Print exactly the lines from the first one down to the line containing "import matplotlib.transforms as mtransforms", both ends included, with no pictures and nothing else.

[START OF Data extract]

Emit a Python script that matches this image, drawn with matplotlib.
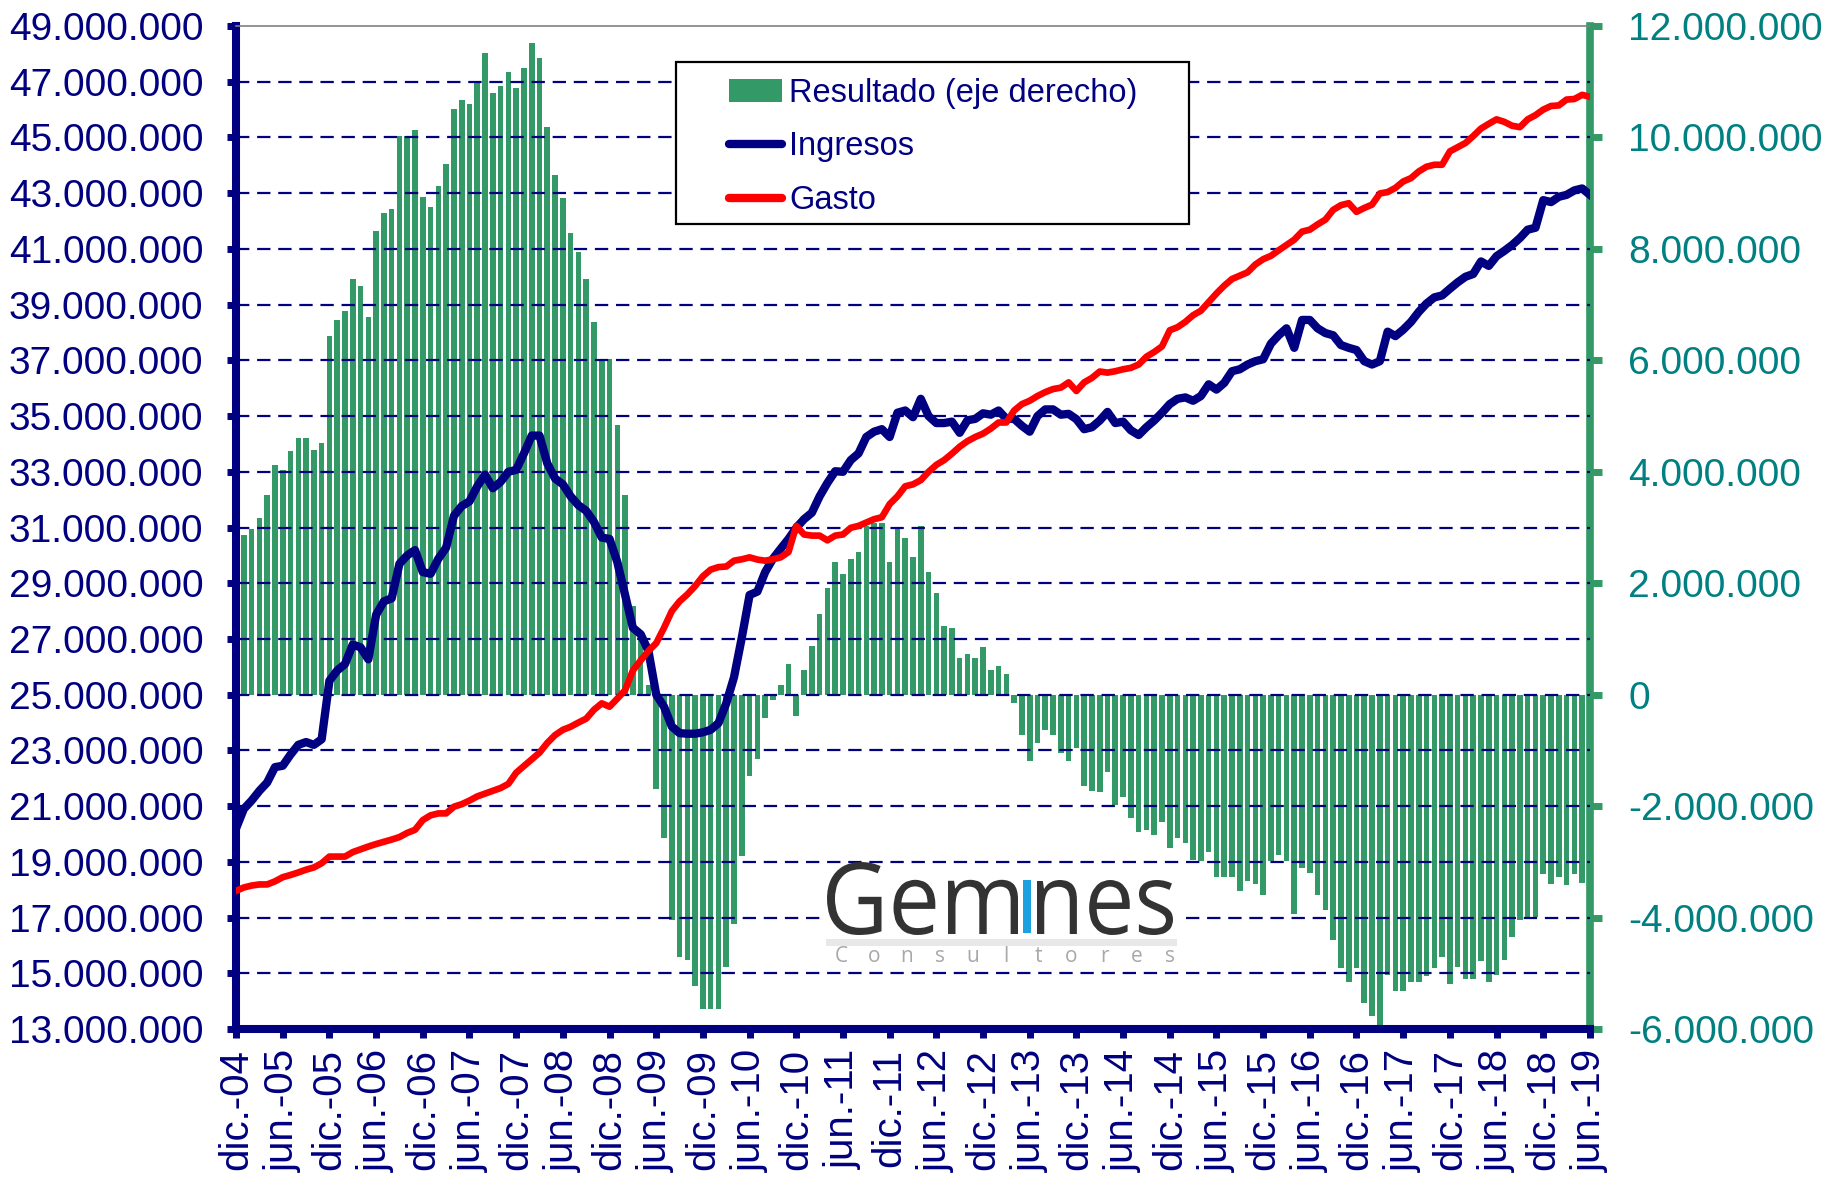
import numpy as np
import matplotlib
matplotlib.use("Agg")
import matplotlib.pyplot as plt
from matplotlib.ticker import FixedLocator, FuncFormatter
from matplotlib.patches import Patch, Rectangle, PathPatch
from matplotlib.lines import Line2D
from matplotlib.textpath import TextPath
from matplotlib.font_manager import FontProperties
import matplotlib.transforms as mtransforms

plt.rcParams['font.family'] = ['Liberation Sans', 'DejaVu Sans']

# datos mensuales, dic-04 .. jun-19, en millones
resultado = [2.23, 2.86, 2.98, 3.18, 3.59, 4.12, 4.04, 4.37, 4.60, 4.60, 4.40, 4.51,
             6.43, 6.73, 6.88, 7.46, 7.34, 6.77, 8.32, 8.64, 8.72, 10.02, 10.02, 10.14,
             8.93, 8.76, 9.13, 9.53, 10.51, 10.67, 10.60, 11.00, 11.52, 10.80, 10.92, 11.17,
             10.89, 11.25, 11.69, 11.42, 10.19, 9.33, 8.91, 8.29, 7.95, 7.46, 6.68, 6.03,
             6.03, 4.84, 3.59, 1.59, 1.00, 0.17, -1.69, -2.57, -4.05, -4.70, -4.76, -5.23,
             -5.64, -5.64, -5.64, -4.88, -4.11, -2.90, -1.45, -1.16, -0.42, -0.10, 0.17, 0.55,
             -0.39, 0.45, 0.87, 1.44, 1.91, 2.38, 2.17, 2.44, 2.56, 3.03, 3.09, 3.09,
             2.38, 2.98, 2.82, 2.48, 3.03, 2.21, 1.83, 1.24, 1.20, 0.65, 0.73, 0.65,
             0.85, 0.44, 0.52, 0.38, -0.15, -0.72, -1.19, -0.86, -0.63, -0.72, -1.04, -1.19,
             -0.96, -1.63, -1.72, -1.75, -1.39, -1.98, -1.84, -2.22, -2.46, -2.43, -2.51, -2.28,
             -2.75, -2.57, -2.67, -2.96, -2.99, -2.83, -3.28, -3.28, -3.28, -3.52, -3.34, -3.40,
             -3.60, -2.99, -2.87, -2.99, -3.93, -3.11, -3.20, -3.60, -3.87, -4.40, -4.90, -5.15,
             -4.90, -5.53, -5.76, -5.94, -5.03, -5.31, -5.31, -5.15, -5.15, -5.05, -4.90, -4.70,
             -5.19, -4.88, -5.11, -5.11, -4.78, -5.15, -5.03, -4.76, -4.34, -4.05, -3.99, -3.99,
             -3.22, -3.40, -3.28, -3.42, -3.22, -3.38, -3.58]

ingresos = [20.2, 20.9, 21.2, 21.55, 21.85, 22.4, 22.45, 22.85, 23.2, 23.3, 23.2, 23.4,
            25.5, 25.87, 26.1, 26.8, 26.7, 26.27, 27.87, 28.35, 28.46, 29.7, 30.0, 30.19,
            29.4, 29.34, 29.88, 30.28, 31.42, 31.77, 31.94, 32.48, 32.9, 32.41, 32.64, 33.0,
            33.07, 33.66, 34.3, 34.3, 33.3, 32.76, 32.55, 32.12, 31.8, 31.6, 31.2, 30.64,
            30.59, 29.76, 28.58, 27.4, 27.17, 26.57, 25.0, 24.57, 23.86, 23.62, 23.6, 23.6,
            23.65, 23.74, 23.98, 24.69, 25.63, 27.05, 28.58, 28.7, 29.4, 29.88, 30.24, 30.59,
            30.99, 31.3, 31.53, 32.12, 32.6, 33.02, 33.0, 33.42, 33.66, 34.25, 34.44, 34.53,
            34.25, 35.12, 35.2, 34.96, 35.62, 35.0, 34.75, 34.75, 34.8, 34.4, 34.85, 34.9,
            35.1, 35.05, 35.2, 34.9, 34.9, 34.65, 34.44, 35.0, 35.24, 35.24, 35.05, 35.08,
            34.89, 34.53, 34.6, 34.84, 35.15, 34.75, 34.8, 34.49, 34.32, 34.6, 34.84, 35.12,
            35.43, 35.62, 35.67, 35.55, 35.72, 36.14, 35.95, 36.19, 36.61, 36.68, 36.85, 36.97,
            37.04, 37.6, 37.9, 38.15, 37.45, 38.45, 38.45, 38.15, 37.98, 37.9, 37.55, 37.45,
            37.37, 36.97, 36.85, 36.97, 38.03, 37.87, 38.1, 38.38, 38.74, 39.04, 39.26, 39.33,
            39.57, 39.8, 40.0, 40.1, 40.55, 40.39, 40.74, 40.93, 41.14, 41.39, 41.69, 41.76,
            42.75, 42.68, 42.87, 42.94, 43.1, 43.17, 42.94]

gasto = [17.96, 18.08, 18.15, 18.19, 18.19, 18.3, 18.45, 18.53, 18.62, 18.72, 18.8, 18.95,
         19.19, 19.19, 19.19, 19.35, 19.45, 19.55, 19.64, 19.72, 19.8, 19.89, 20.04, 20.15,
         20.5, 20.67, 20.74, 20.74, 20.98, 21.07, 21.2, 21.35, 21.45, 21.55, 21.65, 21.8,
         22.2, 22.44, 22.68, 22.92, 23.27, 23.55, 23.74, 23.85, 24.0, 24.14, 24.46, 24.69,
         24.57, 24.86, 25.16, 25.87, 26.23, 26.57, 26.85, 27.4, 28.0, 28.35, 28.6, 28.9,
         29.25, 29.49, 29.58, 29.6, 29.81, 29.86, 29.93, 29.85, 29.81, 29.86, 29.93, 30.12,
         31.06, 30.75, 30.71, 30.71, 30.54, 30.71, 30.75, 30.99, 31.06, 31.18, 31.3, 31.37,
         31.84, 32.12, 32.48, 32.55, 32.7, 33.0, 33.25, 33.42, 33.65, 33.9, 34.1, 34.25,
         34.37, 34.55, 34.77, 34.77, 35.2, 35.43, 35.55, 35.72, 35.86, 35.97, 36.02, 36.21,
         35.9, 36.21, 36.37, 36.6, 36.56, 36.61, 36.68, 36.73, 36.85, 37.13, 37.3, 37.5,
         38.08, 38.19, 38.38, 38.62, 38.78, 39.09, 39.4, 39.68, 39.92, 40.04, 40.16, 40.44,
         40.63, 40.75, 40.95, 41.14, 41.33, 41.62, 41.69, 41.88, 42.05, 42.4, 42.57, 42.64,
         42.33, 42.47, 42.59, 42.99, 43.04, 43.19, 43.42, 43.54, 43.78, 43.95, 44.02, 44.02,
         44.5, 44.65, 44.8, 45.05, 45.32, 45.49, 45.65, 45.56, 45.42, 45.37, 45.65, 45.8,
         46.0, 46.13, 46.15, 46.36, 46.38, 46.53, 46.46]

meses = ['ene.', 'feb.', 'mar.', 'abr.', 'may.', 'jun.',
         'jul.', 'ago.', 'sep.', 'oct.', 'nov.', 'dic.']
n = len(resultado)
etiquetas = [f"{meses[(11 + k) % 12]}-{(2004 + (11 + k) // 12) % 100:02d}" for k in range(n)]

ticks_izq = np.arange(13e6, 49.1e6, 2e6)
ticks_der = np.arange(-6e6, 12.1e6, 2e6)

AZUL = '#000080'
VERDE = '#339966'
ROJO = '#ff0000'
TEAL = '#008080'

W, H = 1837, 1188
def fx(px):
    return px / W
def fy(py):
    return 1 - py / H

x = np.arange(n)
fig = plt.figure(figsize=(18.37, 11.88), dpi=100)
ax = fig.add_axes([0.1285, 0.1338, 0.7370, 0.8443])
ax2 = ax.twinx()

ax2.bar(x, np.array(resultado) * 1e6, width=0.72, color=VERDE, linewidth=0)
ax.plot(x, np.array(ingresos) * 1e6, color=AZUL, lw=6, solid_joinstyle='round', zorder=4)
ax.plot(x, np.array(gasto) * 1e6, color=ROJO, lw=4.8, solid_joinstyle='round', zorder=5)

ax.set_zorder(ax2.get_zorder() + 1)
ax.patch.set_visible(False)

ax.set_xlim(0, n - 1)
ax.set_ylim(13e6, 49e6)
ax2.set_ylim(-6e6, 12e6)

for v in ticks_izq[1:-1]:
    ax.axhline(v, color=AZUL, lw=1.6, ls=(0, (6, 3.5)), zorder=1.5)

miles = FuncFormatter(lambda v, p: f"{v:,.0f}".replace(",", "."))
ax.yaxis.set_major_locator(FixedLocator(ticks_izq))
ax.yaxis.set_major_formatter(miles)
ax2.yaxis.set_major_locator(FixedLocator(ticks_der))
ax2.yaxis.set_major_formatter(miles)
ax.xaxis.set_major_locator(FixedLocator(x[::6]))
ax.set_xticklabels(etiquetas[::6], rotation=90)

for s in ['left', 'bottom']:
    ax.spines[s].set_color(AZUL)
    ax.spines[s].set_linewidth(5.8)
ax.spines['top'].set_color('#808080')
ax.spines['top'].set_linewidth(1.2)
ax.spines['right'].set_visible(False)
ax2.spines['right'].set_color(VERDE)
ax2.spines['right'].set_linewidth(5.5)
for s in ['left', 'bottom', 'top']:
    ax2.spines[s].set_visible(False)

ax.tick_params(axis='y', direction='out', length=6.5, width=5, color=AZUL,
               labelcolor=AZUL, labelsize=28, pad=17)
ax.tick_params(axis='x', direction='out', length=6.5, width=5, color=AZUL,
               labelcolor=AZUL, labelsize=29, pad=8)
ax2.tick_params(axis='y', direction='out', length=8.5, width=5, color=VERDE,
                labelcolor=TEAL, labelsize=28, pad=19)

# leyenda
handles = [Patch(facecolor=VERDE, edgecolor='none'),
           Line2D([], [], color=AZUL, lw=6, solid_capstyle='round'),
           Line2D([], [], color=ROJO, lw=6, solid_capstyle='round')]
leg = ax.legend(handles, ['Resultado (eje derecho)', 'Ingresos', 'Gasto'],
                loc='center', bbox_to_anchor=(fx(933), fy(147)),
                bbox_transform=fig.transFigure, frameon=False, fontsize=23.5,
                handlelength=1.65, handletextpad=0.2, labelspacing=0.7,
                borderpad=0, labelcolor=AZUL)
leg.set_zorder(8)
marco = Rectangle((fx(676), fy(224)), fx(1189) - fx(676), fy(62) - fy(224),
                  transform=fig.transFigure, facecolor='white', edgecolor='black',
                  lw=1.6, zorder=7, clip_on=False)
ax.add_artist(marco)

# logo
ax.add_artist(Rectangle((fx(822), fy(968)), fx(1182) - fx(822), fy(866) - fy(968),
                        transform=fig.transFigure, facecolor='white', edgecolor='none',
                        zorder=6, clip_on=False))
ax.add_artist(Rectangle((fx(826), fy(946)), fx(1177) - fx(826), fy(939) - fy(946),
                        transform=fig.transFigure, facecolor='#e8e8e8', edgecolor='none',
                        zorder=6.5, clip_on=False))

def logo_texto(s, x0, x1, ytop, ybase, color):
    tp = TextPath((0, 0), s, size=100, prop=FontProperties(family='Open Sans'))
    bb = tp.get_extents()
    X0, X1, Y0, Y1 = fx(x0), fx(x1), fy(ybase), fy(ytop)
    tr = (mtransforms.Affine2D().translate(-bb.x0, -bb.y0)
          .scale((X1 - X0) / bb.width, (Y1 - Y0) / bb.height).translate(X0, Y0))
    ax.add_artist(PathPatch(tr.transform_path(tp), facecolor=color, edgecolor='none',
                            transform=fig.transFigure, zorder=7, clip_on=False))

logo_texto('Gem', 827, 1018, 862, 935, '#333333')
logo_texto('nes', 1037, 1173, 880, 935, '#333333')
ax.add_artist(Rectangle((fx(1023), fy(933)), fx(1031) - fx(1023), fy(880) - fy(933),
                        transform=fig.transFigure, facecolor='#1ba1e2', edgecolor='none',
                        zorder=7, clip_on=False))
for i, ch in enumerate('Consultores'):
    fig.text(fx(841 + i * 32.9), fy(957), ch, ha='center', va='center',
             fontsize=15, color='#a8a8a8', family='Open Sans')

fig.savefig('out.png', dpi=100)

[END OF Data extract]

- [Response]
Emit a Python script that matches this image, drawn with matplotlib.
import numpy as np
import matplotlib
matplotlib.use("Agg")
import matplotlib.pyplot as plt
from matplotlib.ticker import FixedLocator, FuncFormatter
from matplotlib.patches import Patch, Rectangle, PathPatch
from matplotlib.lines import Line2D
from matplotlib.textpath import TextPath
from matplotlib.font_manager import FontProperties
import matplotlib.transforms as mtransforms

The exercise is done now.